PROBLEM REQUIREMENTS >> Your copy of the material must match it exactly, except that pictures are dropped.

DATA >>
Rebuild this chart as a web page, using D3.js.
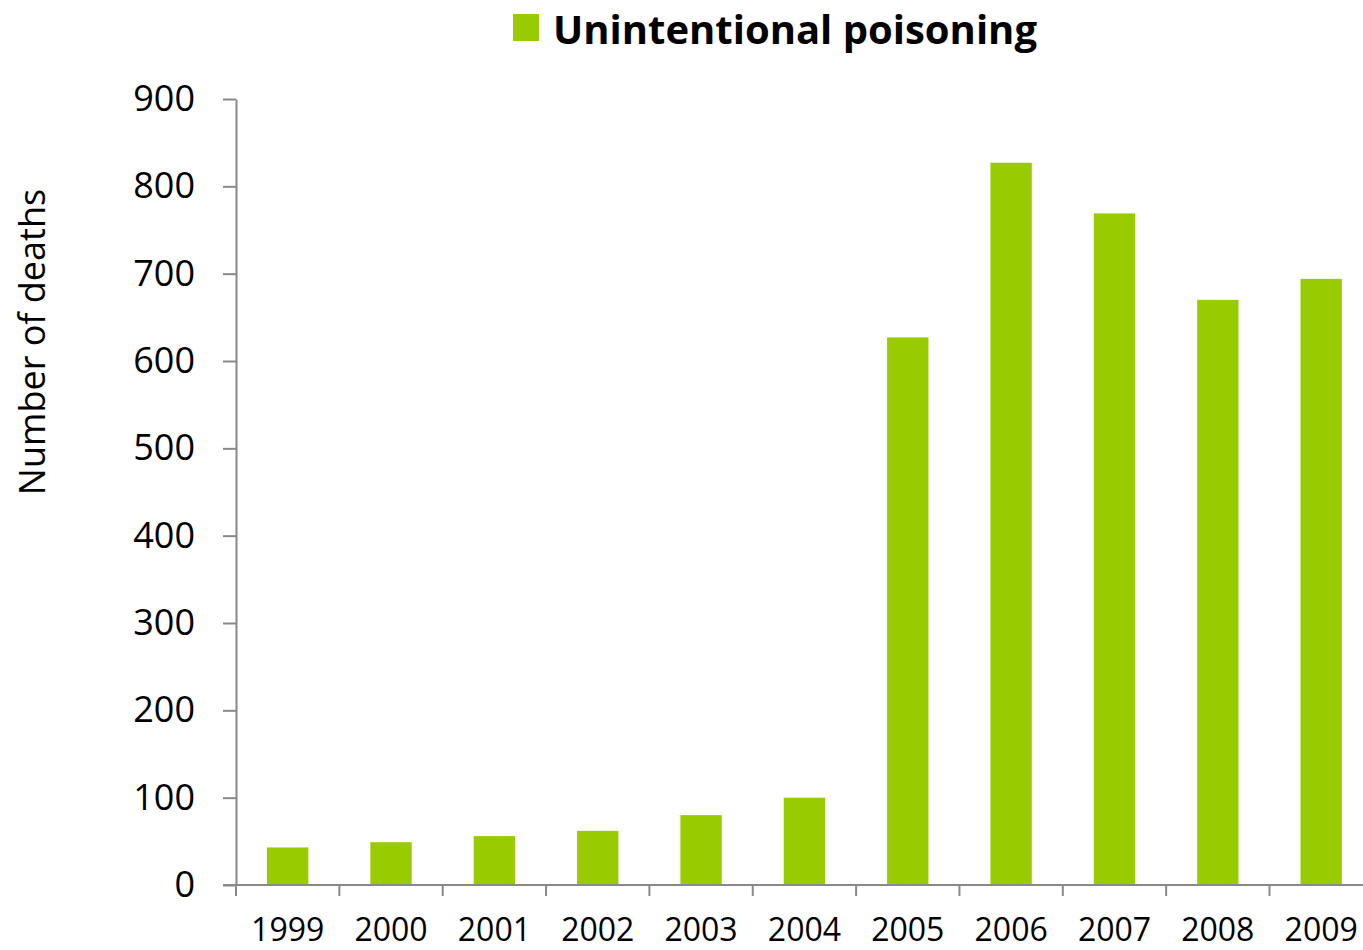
<!DOCTYPE html>
<html>
<head>
<meta charset="utf-8">
<script src="https://cdn.jsdelivr.net/npm/d3@7"></script>
<style>
  body { margin: 0; background: #fff; }
  text { font-family: "Open Sans", sans-serif; fill: #000; }
</style>
</head>
<body>
<div class="chart"></div>
<script>
// data
var years = ["1999", "2000", "2001", "2002", "2003", "2004", "2005", "2006", "2007", "2008", "2009"];
var deaths = [43, 49, 56, 62, 80, 100, 627, 827, 769, 670, 694];
var yTicks = [0, 100, 200, 300, 400, 500, 600, 700, 800, 900];
var seriesName = "Unintentional poisoning";

var W = 1363, H = 950;
var plotLeft = 236, plotTop = 99, plotBottom = 885;
var green = "#99cc00", axisColor = "#898989";

var svg = d3.select(".chart").append("svg")
    .attr("width", W)
    .attr("height", H);

var x = d3.scaleBand()
    .domain(years)
    .range([plotLeft, plotLeft + 11 * 103.35])
    .paddingInner(0.6)
    .paddingOuter(0.3);

var y = d3.scaleLinear()
    .domain([0, 900])
    .range([plotBottom, plotTop]);

// bars
svg.append("g").selectAll("rect")
    .data(deaths)
    .enter().append("rect")
    .attr("x", function(d, i) { return x(years[i]); })
    .attr("y", function(d) { return y(d); })
    .attr("width", x.bandwidth())
    .attr("height", function(d) { return y(0) - y(d); })
    .attr("fill", green);

// y axis
var yAxis = svg.append("g")
    .attr("transform", "translate(" + plotLeft + ",0)")
    .call(d3.axisLeft(y).tickValues(yTicks).tickSize(13).tickSizeOuter(0).tickPadding(28));
yAxis.selectAll("line, path").attr("stroke", axisColor).attr("stroke-width", 2);
yAxis.selectAll("text")
    .style("font-family", "'Open Sans', sans-serif")
    .style("font-size", "36px")
    .attr("fill", "#000");

// x axis: line, boundary ticks, labels
var step = x.step();
var xAxis = svg.append("g");
xAxis.append("line")
    .attr("x1", plotLeft - 13).attr("x2", W)
    .attr("y1", plotBottom).attr("y2", plotBottom)
    .attr("stroke", axisColor).attr("stroke-width", 2);
xAxis.selectAll(".tick")
    .data(d3.range(years.length + 1))
    .enter().append("line")
    .attr("x1", function(i) { return plotLeft + i * step; })
    .attr("x2", function(i) { return plotLeft + i * step; })
    .attr("y1", plotBottom).attr("y2", plotBottom + 11)
    .attr("stroke", axisColor).attr("stroke-width", 2);
xAxis.selectAll("text")
    .data(years)
    .enter().append("text")
    .attr("x", function(d) { return x(d) + x.bandwidth() / 2; })
    .attr("y", 941)
    .attr("text-anchor", "middle")
    .style("font-size", "32px")
    .text(function(d) { return d; });

// y title
svg.append("text")
    .attr("transform", "translate(45,342) rotate(-90)")
    .attr("text-anchor", "middle")
    .style("font-size", "36px")
    .text("Number of deaths");

// legend
svg.append("rect")
    .attr("x", 513).attr("y", 14)
    .attr("width", 26).attr("height", 27)
    .attr("fill", green);
svg.append("text")
    .attr("x", 553).attr("y", 44)
    .style("font-size", "40px")
    .style("font-weight", "bold")
    .text(seriesName);
</script>
</body>
</html>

WRITTEN SOLUTION >>
Rebuild this chart as a web page, using D3.js.
<!DOCTYPE html>
<html>
<head>
<meta charset="utf-8">
<script src="https://cdn.jsdelivr.net/npm/d3@7"></script>
<style>
  body { margin: 0; background: #fff; }
  text { font-family: "Open Sans", sans-serif; fill: #000; }
</style>
</head>
<body>
<div class="chart"></div>
<script>
// data
var years = ["1999", "2000", "2001", "2002", "2003", "2004", "2005", "2006", "2007", "2008", "2009"];
var deaths = [43, 49, 56, 62, 80, 100, 627, 827, 769, 670, 694];
var yTicks = [0, 100, 200, 300, 400, 500, 600, 700, 800, 900];
var seriesName = "Unintentional poisoning";

var W = 1363, H = 950;
var plotLeft = 236, plotTop = 99, plotBottom = 885;
var green = "#99cc00", axisColor = "#898989";

var svg = d3.select(".chart").append("svg")
    .attr("width", W)
    .attr("height", H);

var x = d3.scaleBand()
    .domain(years)
    .range([plotLeft, plotLeft + 11 * 103.35])
    .paddingInner(0.6)
    .paddingOuter(0.3);

var y = d3.scaleLinear()
    .domain([0, 900])
    .range([plotBottom, plotTop]);

// bars
svg.append("g").selectAll("rect")
    .data(deaths)
    .enter().append("rect")
    .attr("x", function(d, i) { return x(years[i]); })
    .attr("y", function(d) { return y(d); })
    .attr("width", x.bandwidth())
    .attr("height", function(d) { return y(0) - y(d); })
    .attr("fill", green);

// y axis
var yAxis = svg.append("g")
    .attr("transform", "translate(" + plotLeft + ",0)")
    .call(d3.axisLeft(y).tickValues(yTicks).tickSize(13).tickSizeOuter(0).tickPadding(28));
yAxis.selectAll("line, path").attr("stroke", axisColor).attr("stroke-width", 2);
yAxis.selectAll("text")
    .style("font-family", "'Open Sans', sans-serif")
    .style("font-size", "36px")
    .attr("fill", "#000");

// x axis: line, boundary ticks, labels
var step = x.step();
var xAxis = svg.append("g");
xAxis.append("line")
    .attr("x1", plotLeft - 13).attr("x2", W)
    .attr("y1", plotBottom).attr("y2", plotBottom)
    .attr("stroke", axisColor).attr("stroke-width", 2);
xAxis.selectAll(".tick")
    .data(d3.range(years.length + 1))
    .enter().append("line")
    .attr("x1", function(i) { return plotLeft + i * step; })
    .attr("x2", function(i) { return plotLeft + i * step; })
    .attr("y1", plotBottom).attr("y2", plotBottom + 11)
    .attr("stroke", axisColor).attr("stroke-width", 2);
xAxis.selectAll("text")
    .data(years)
    .enter().append("text")
    .attr("x", function(d) { return x(d) + x.bandwidth() / 2; })
    .attr("y", 941)
    .attr("text-anchor", "middle")
    .style("font-size", "32px")
    .text(function(d) { return d; });

// y title
svg.append("text")
    .attr("transform", "translate(45,342) rotate(-90)")
    .attr("text-anchor", "middle")
    .style("font-size", "36px")
    .text("Number of deaths");

// legend
svg.append("rect")
    .attr("x", 513).attr("y", 14)
    .attr("width", 26).attr("height", 27)
    .attr("fill", green);
svg.append("text")
    .attr("x", 553).attr("y", 44)
    .style("font-size", "40px")
    .style("font-weight", "bold")
    .text(seriesName);
</script>
</body>
</html>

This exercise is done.